I care about what other people are talking about as long as it's something deep and/or interesting. I like to hear other peoples' views on things, but NOT some stupid prattle about sports or fashion etc.
...To the NTs, what does interpersonal interaction mean to you?
Not exactly. When I'm listening to a friend monologue about something that I'm not interested in I'm usually enjoying being with my friend and not totally bored out of my mind. I may entertain myself by making observations of their mood, health etc.
Friendship is also about gauging the other person's interest level and limiting the monologuing to levels they find agreeable. We also try to steer the conversation into areas that are interesting for both parties. My son is very interested in robotics and I'm not. I am interested in artificial intelligence. When he starts monologuing about robots I'll often steer him toward AI which is something we both enjoy talking about. As an Aspie he doesn't always take the bait, but then I tell him what I'm doing and why.
None of that is small talk. That's all the stuff that comes after small talk if things go well with the conversation and/or there is time and opportunity for more. With a good friend there may be little or no need to even bother with the small talk.
Wait a minute. You mean to tell me that when people ask me how other people I just interacted with are doing, it's because they think I actually know?
...Oh...
I fail to see why you would consider small talk the priority when it gets nothing done and isn't interesting in itself. Couldn't your goals be better achieved by an in-depth discussion of a mutual interest? (If you don't have a mutual interest, couldn't your goals be better achieved by not interacting?)
_________________
I'm using a non-verbal right now. I wish you could see it. --dyingofpoetry
NOT A DOCTOR
...To the NTs, what does interpersonal interaction mean to you?
Kiley addressed this, but to say it a little differently.
No. We've been talking about small talk in particular, and monologuing is NOT small talk.
Also, while there is small talk in friendship, it's not the only kind of conversation, and the closer the friendship, the more there's going to be conversation that goes beyond small talk.
_________________
not aspie, not NT, somewhere in between
Aspie Quiz: 110 Aspie, 103 Neurotypical.
Used to be more autistic than I am now.
...Oh...
I fail to see why you would consider small talk the priority when it gets nothing done and isn't interesting in itself. Couldn't your goals be better achieved by an in-depth discussion of a mutual interest? (If you don't have a mutual interest, couldn't your goals be better achieved by not interacting?)
Yes, people really do want to know how other people are doing.

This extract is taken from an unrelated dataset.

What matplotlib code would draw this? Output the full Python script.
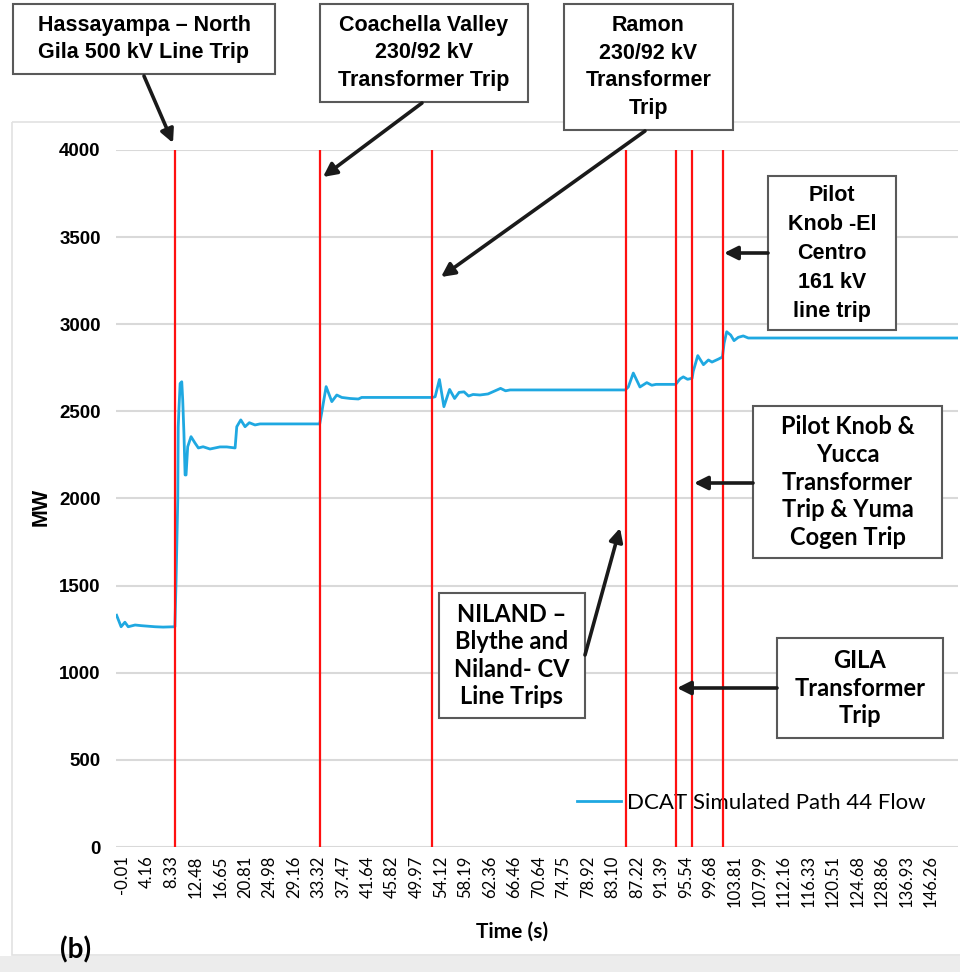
import numpy as np
import matplotlib
matplotlib.use("Agg")
import matplotlib.pyplot as plt
from matplotlib.patches import Rectangle

# x axis is a category axis: one tick label every N samples
time_labels = ['-0.01', '4.16', '8.33', '12.48', '16.65', '20.81', '24.98', '29.16',
               '33.32', '37.47', '41.64', '45.82', '49.97', '54.12', '58.19', '62.36',
               '66.46', '70.64', '74.75', '78.92', '83.10', '87.22', '91.39', '95.54',
               '99.68', '103.81', '107.99', '112.16', '116.33', '120.51', '124.68',
               '128.86', '136.93', '146.26']

# trace, position in tick-label units
trace_pos = [-0.241, -0.057, 0.098, 0.233, 0.514, 0.785, 1.326, 1.655, 2.139,
             2.187, 2.255, 2.274, 2.303, 2.352, 2.419, 2.458, 2.507, 2.555, 2.594, 2.661,
             2.797, 2.961, 3.097, 3.290, 3.571, 3.977, 4.257, 4.596,
             4.664, 4.828, 5.002, 5.176, 5.409, 5.612, 8.050,
             8.127, 8.311, 8.543, 8.746, 8.949, 9.288, 9.626, 9.762, 12.645,
             12.760, 12.935, 13.118, 13.351, 13.554, 13.738, 13.940, 14.124, 14.308,
             14.589, 14.918, 15.430, 15.634, 15.817, 20.519,
             20.645, 20.848, 21.119, 21.399, 21.602, 21.776, 22.579,
             22.753, 22.889, 23.063, 23.247,
             23.295, 23.479, 23.711, 23.914, 24.059, 24.321, 24.485,
             24.553, 24.659, 24.823, 24.959, 25.133, 25.336, 25.540, 34.120]
trace_mw = [1330, 1264, 1290, 1264, 1274, 1270, 1264, 1262, 1264,
            1530, 1990, 2410, 2510, 2660, 2670, 2565, 2376, 2135, 2135, 2297,
            2355, 2318, 2290, 2297, 2284, 2296, 2296, 2290,
            2412, 2451, 2412, 2435, 2422, 2428, 2428,
            2490, 2642, 2556, 2594, 2580, 2574, 2571, 2580, 2580,
            2584, 2683, 2527, 2626, 2574, 2609, 2612, 2588, 2597,
            2594, 2600, 2632, 2618, 2623, 2623,
            2640, 2720, 2640, 2665, 2650, 2655, 2655,
            2686, 2698, 2684, 2690,
            2730, 2820, 2768, 2795, 2783, 2800, 2812,
            2891, 2957, 2938, 2906, 2925, 2933, 2921, 2921]

# trip events (red lines), same units
event_pos = [2.14, 8.06, 12.65, 20.53, 22.59, 23.26, 24.49]

y_ticks = list(range(0, 4001, 500))

W, H = 960, 972
fig = plt.figure(figsize=(W / 100, H / 100), dpi=100)
fig.patch.set_facecolor('white')

ax = fig.add_axes([116 / W, 1 - 847 / H, (958 - 116) / W, (847 - 150) / H])
ax.plot(trace_pos, trace_mw, color='#1fa8e1', lw=2.0, zorder=3,
        label='DCAT Simulated Path 44 Flow')
for p in event_pos:
    ax.axvline(p, color='#ff1010', lw=1.6, zorder=6)

ax.set_xlim(-0.265, 34.10)
ax.set_ylim(0, 4000)
ax.set_yticks(y_ticks)
ax.set_yticklabels([str(v) for v in y_ticks], fontfamily='Liberation Sans',
                   fontweight='bold', fontsize=13.5)
ax.set_xticks(np.arange(len(time_labels)))
ax.set_xticklabels(time_labels, rotation=90, fontfamily='Lato', fontsize=12)
ax.tick_params(axis='both', length=0)
ax.tick_params(axis='y', pad=11)
ax.tick_params(axis='x', pad=6)
ax.grid(axis='y', color='#d9d9d9', lw=1.5)
ax.set_axisbelow(True)
for s in ax.spines.values():
    s.set_visible(False)

ax.set_xlabel('Time (s)', fontfamily='Lato', fontweight='bold', fontsize=15)
ax.xaxis.set_label_coords((512 - 116) / 842, (847 - 922) / 697)
ax.set_ylabel('MW', fontfamily='Liberation Sans', fontweight='bold', fontsize=15.5)
ax.yaxis.set_label_coords((52 - 116) / 842, (847 - 507) / 697)

leg = ax.legend(loc='center left', bbox_to_anchor=((577 - 116) / 842, (847 - 803) / 697),
                frameon=False, borderpad=0, borderaxespad=0, handlelength=2.0,
                handletextpad=0.25, prop={'family': 'Lato', 'size': 16})

# overlay in pixel coords for the callout boxes
ov = fig.add_axes([0, 0, 1, 1], zorder=10)
ov.set_xlim(0, W)
ov.set_ylim(H, 0)
ov.axis('off')
ov.patch.set_visible(False)

ov.add_patch(Rectangle((12, 122), W, 833, fill=False, ec='#e2e2e2', lw=1.2))
ov.add_patch(Rectangle((0, 956), W, 16, fc='#ececec', ec='none'))

narrow = ['Liberation Sans Narrow', 'Liberation Sans']
wide = ['Lato', 'DejaVu Sans']


def note(x0, y0, x1, y1, text, family, size, ls):
    ov.add_patch(Rectangle((x0, y0), x1 - x0, y1 - y0, fc='white', ec='#595959', lw=1.5))
    ov.text((x0 + x1) / 2, (y0 + y1) / 2, text, ha='center', va='center',
            family=family, fontweight='bold', fontsize=size, linespacing=ls)


def arrow(start, tip):
    ov.annotate('', xy=tip, xytext=start,
                arrowprops=dict(arrowstyle='-|>', color='#1a1a1a', lw=2.6,
                                mutation_scale=20, shrinkA=0, shrinkB=0))


note(13, 4, 275, 74, 'Hassayampa – North\nGila 500 kV Line Trip', narrow, 15.5, 1.42)
note(320, 4, 528, 102, 'Coachella Valley\n230/92 kV\nTransformer Trip', narrow, 15.5, 1.42)
note(564, 4, 733, 130, 'Ramon\n230/92 kV\nTransformer\nTrip', narrow, 15.5, 1.42)
note(768, 176, 896, 330, 'Pilot\nKnob -El\nCentro\n161 kV\nline trip', narrow, 15.5, 1.5)
note(753, 406, 942, 558, 'Pilot Knob &\nYucca\nTransformer\nTrip & Yuma\nCogen Trip', wide, 17, 1.24)
note(439, 593, 585, 718, 'NILAND –\nBlythe and\nNiland- CV\nLine Trips', wide, 17, 1.22)
note(777, 638, 943, 738, 'GILA\nTransformer\nTrip', wide, 17, 1.22)

arrow((144, 76), (173, 143))
arrow((422, 103), (323, 177))
arrow((645, 131), (441, 277))
arrow((768, 253), (724, 253))
arrow((753, 483), (694, 483))
arrow((585, 655), (620, 528))
arrow((777, 688), (677, 688))

ov.text(76, 950, '(b)', ha='center', va='center', family=wide, fontweight='bold', fontsize=20)

fig.savefig('out.png', dpi=100)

Some goals are best met through deeper conversation, but not all. For instance, I'm a deeply religious person. I enjoy discussing my beliefs but I don't really care to argue about them in a combative way. I can use small talk to get a general feel for how a stranger/potential friend might handle a more in depth discussion. I can bring up various current events to see how they react. If I don't like their answers I can avoid those topics with them.
Sometimes small talk is just a way to greet a friend and express mutual concern for each other. This week I ran into a very close friend at Wal-Mart. Neither of us wanted to discuss our private business in front of crowds of strangers, so we just commented on the weather. I reminded her that she's got the key to my house if her AC goes out and she knows she's always welcome here (It's extremely hot, her health is frail and, her AC isn't reliable). We promised to have lunch together soon and I think we asked each other for any news of various mutual friends. Then we went back to shopping. The conversation made me feel really good because I care about this lady a great deal, and she was able to let me know that other people I care about are OK.